Mark Lawson, The Guardian: The terrifying resurgence of antisemitism makes the musical cruelly topical once more, and the final sequence of the villagers fleeing invokes other forced diasporas. Characteristically, Nunn roots the lines in vivid social and physical detail. The entire canopy and panoply of a Jewish wedding are crammed on to the Menier's tiny stage for Sunrise, Sunset, which, like the refugees' valedictory anthem Anatevka, is sung as a shivery chorale, the 20-strong cast packed in like chess pieces.
Marianka Swain, The Arts Desk: Nunn plunges the audience into Anatevka in his thrust staging, with cast members weaving through the audience and musicians (an outstanding eight-piece orchestra) joining the action. Robert Jones backs the performers with a cluster of dark wooden houses and trees, plus a pump that gushes out water and props like easily constructed tables and benches. Tim Lutkin's lighting is hugely effective, both marking the passage of time and adding to evocative moments - such as a candlelit ceremony blessed with a soft golden hue.
Louis Train, BroadwayWorld: One area in which this production could use more discipline is in the dialect work, which seems somewhere between Moscow and Brooklyn by way of London. Some of the actors lean more towards an Eastern-European accent, which is fine, whilst others go American, which is also fine, whilst others still retain their local British accents - which also would be fine, but with all three together, Anatevka sounds a bit like an airport waiting lounge.

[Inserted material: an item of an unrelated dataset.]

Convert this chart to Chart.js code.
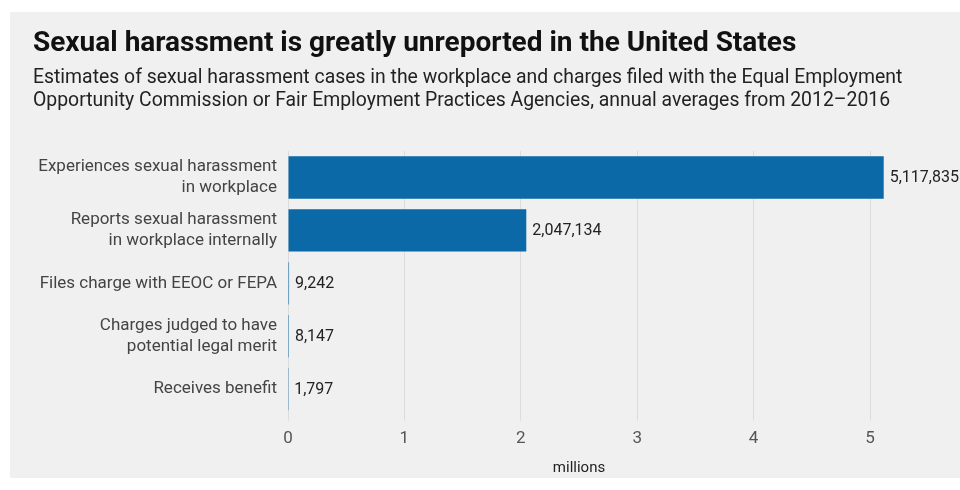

Sarah Crompton, What's On Stage: From the very start, Andy Nyman's Tevye, finds his own way through the milkman's conversations with God, about his life and his troubles. The famous opening line of "If I Were a Rich Man" becomes a combination of a wish and a grumble about the pain in his back; as he negotiates the song those little "daidle deedle daidle" fillers become different statements of his mental state, until they break out finally into an exuberant dance, and Nyman powers round the stage, arms raised.
Tim Bano, The Stage: It's great to see Judy Kuhn on a London stage as Tevye's wife Golde. She and Nyman get their rapport just right, which makes for a really sweet version of Do You Love Me. Kuhn's face is full of confusion and agonising as this brand new concept of 'love' creeps into her marriage to Tevye.

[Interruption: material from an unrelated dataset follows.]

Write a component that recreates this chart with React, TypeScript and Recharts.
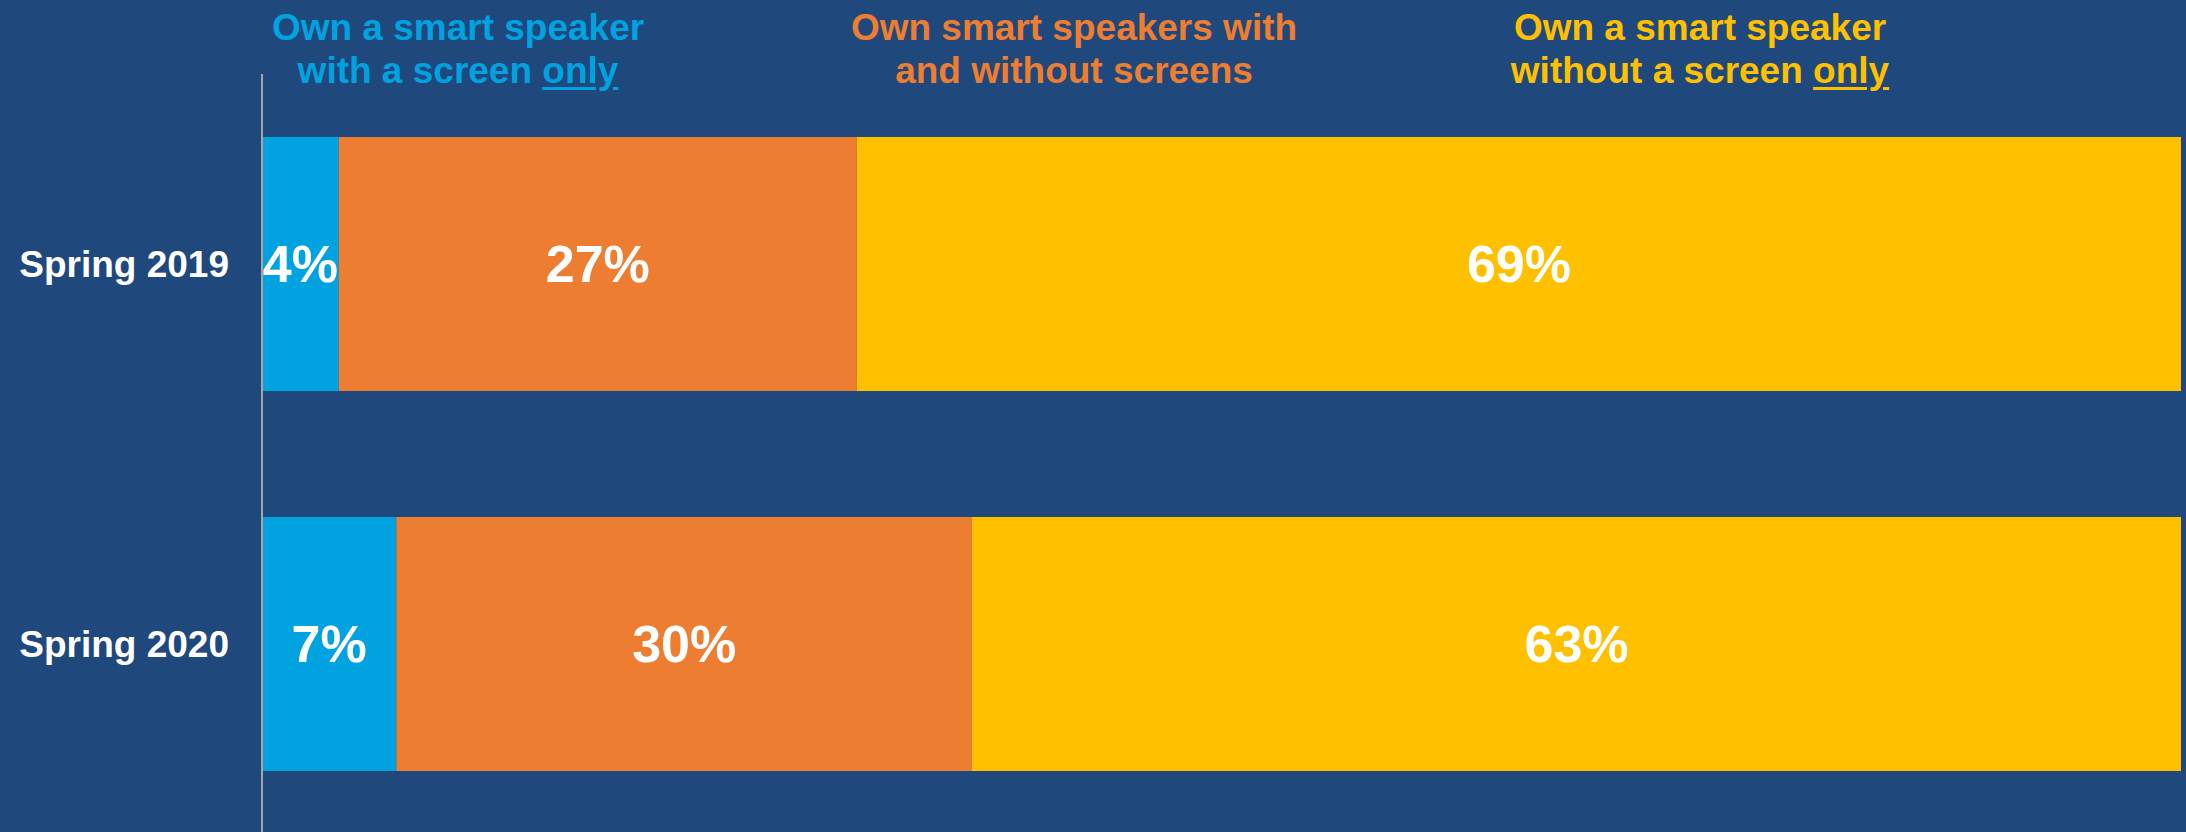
import React from "react";
import { BarChart, Bar, XAxis, YAxis, LabelList } from "recharts";

// survey periods (rows) and the three ownership groups (stacked segments)
const periods = ["Spring 2019", "Spring 2020"];
const screenOnly = [4, 7];
const withAndWithout = [27, 30];
const noScreenOnly = [69, 63];

const seriesKeys = ["screenOnly", "both", "noScreenOnly"];
const seriesNames = [
  "Own a smart speaker\nwith a screen only",
  "Own smart speakers with\nand without screens",
  "Own a smart speaker\nwithout a screen only",
];
const seriesColors = ["#00A3E0", "#ED7D31", "#FFC000"];

const BG = "#1F487C";
const FONT = '"Liberation Sans", Arial, Helvetica, sans-serif';

// header block centres (px) above the chart
const headerCenters = [458, 1074, 1700];

const data = periods.map((p, i) => ({
  period: p,
  screenOnly: screenOnly[i],
  both: withAndWithout[i],
  noScreenOnly: noScreenOnly[i],
}));

const pct = (v: any) => `${v}%`;

function HeaderLine({ text }: { text: string }) {
  // underline a trailing "only"
  if (text.endsWith(" only")) {
    return (
      <div>
        {text.slice(0, -4)}
        <span style={{ textDecoration: "underline", textUnderlineOffset: 4 }}>
          only
        </span>
      </div>
    );
  }
  return <div>{text}</div>;
}

const Headers = () => (
  <>
    {seriesNames.map((name, i) => (
      <div
        key={name}
        style={{
          position: "absolute",
          top: 6,
          left: headerCenters[i] - 250,
          width: 500,
          textAlign: "center",
          color: seriesColors[i],
          fontFamily: FONT,
          fontWeight: 700,
          fontSize: 37,
          lineHeight: "43px",
          whiteSpace: "nowrap",
        }}
      >
        {name.split("\n").map((line) => (
          <HeaderLine key={line} text={line} />
        ))}
      </div>
    ))}
  </>
);

export default function App() {
  return (
    <div
      style={{
        position: "fixed",
        top: 0,
        left: 0,
        width: 2186,
        height: 832,
        overflow: "hidden",
        background: BG,
      }}
    >
      <BarChart
        width={2186}
        height={840}
        data={data}
        layout="vertical"
        margin={{ top: 74, right: 5, bottom: 6, left: 0 }}
        barSize={254}
      >
        <XAxis type="number" domain={[0, 100]} hide />
        <YAxis
          type="category"
          dataKey="period"
          width={262}
          axisLine={{ stroke: "#A6A6A6", strokeWidth: 2 }}
          tickLine={false}
          tickSize={0}
          tickMargin={33}
          tick={{
            fill: "#FFFFFF",
            fontSize: 37,
            fontWeight: 700,
            fontFamily: FONT,
          }}
        />
        {seriesKeys.map((k, i) => (
          <Bar
            key={k}
            dataKey={k}
            name={seriesNames[i]}
            stackId="a"
            fill={seriesColors[i]}
            isAnimationActive={false}
          >
            <LabelList
              dataKey={k}
              position="center"
              formatter={pct}
              fill="#FFFFFF"
              fontSize={52}
              fontWeight={700}
              fontFamily={FONT}
            />
          </Bar>
        ))}
      </BarChart>
      <Headers />
    </div>
  );
}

Henry Hitchings, The Evening Standard: Combining an ebullient score by Jerry Bockand sentimental lyrics by Sheldon Harnick, it's sometimes knocked for being kitsch. But in Trevor Nunn's polished revival, which boasts a cast of nearly thirty and an excellent eight-piece band, it's at once a feast of dance, a bouncy comedy and a defiant portrait of Jewish resilience.
Andrzej Lukowski, Time Out London: The venerable Trevor Nunn is helming the boutique venue's big seasonal musical for the first time, and he's keeping things gritty. With the exception of a colourful dream sequence, there's more black here than a goth convention: everyone wears the colour, all the time, in designer Robert Jones's earthy evocation of the Russian shtetl.